Kehidupan Ibnu Taimiyah adalah kisah perjuangan yang penuh ujian, keteguhan, dan pengorbanan demi membela kebenaran. Lahir pada tahun 661 H (1263 M) di kota Harran, wilayah yang saat itu terancam oleh serangan bangsa Tatar, ia sejak kecil sudah terbiasa hidup dalam keadaan sulit. Ketika berusia tujuh tahun, keluarganya mengungsi ke Damaskus — kota yang kelak menjadi pusat aktivitas ilmiahnya. Di sinilah perjalanan panjang seorang ulama besar dimulai.
Ibnu Taimiyah tumbuh sebagai anak yang haus ilmu. Ia mempelajari Al-Qur’an, hadis, fiqih, ushul fiqih, tafsir, logika, hingga filsafat. Kemampuannya memahami teks agama luar biasa cepat. Pada usia 20 tahun, ia sudah mulai memberikan fatwa dan menjadi tempat bertanya bagi masyarakat. Meski muda, ilmunya sangat luas, dan ketegasan prinsipnya membuatnya dikenal sebagai sosok yang tidak mudah goyah oleh arus pemikiran zaman.
Namun, keberaniannya dalam menyampaikan kebenaran sering membuatnya berselisih dengan penguasa maupun sebagian ulama. Ia menentang keras takhayul, pengultusan terhadap tokoh tertentu, dan praktik ibadah yang tidak bersumber dari sunnah. Ia juga menulis kritik tajam terhadap kelompok-kelompok pemikiran seperti Jahmiyah, Asy’ariyah ekstrem, dan para filsuf yang menyeleweng dari ajaran Islam. Ketegasannya ini membuat banyak pihak merasa terganggu, hingga akhirnya ia berkali-kali dipenjarakan.
Salah satu peristiwa terkenal adalah ketika ia menolak memberikan fatwa yang mendukung penguasa Tatar, meskipun tekanan politik sangat besar.
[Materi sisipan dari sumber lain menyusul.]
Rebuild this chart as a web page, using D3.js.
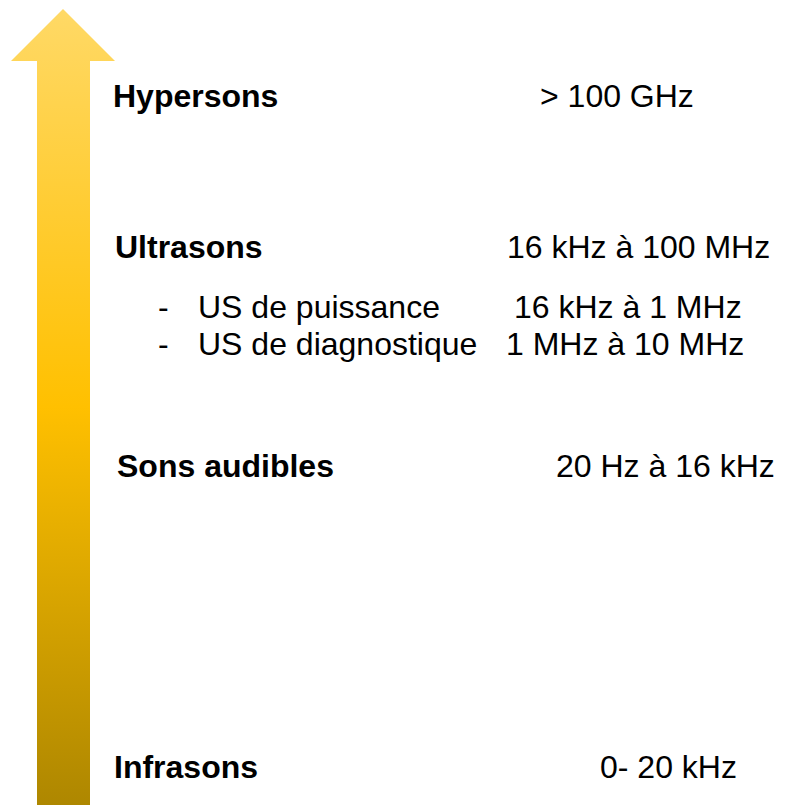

Ia menulis surat panjang yang menegaskan bahwa penguasa yang tidak berhukum dengan syariat Islam tidak layak ditaati dalam hal kebatilan. Karena keteguhan ini, ia ditangkap dan dipenjara di berbagai tempat, termasuk di benteng Qal’ah Damaskus. Namun, penjara tidak pernah memadamkan semangatnya — justru di sanalah lahir karya-karya agung yang menembus zaman.
Di balik jeruji besi, Ibnu Taimiyah menulis dengan cahaya lilin dan pena yang seadanya. Ia menyusun Majmu’ al-Fatawa, karya ensiklopedis yang mencakup hampir seluruh aspek kehidupan Islam — dari aqidah, fiqih, hingga etika sosial. Dalam kesendiriannya, ia terus berzikir, menulis, dan mengajarkan ilmu kepada murid-muridnya yang datang menjenguk. Salah satu murid terdekatnya, Ibnu Qayyim Al-Jauziyyah, mengatakan bahwa wajah gurunya di penjara tampak lebih bersinar daripada orang yang bebas, karena hatinya dipenuhi ketenangan iman.
Ibnu Taimiyah wafat di penjara Damaskus pada tahun 728 H (1328 M), dalam usia 65 tahun. Meskipun penguasa saat itu menganggapnya berbahaya, rakyat justru mencintainya. Ribuan orang mengantarkan jenazahnya dengan tangisan haru, dan para ulama mendoakannya sebagai mujaddid — pembaharu besar dalam Islam. Ia meninggalkan warisan ilmu yang tak ternilai, yang terus hidup di pesantren, madrasah, dan universitas Islam hingga hari ini.
Kisah hidup Ibnu Taimiyah menunjukkan bahwa kebenaran sering kali menuntut pengorbanan besar. Ia tidak mengejar popularitas atau kekuasaan, tetapi ridha Allah semata. Meski jasadnya terpenjara, pikirannya bebas, dan ilmunya abadi. Dalam setiap lembar tulisannya, kita dapat merasakan semangat perjuangan seorang ulama yang rela menanggung kesulitan demi menjaga kemurnian agama.
Ibnu Taimiyah telah membuktikan bahwa ujian bukan penghalang bagi kebenaran, melainkan jalan menuju keabadian. Ia hidup sederhana, berjuang tanpa pamrih, dan wafat dengan nama yang dikenang sepanjang sejarah — sebagai ulama pejuang yang menjadikan penjara sebagai madrasah, dan ujian sebagai jalan menuju Allah.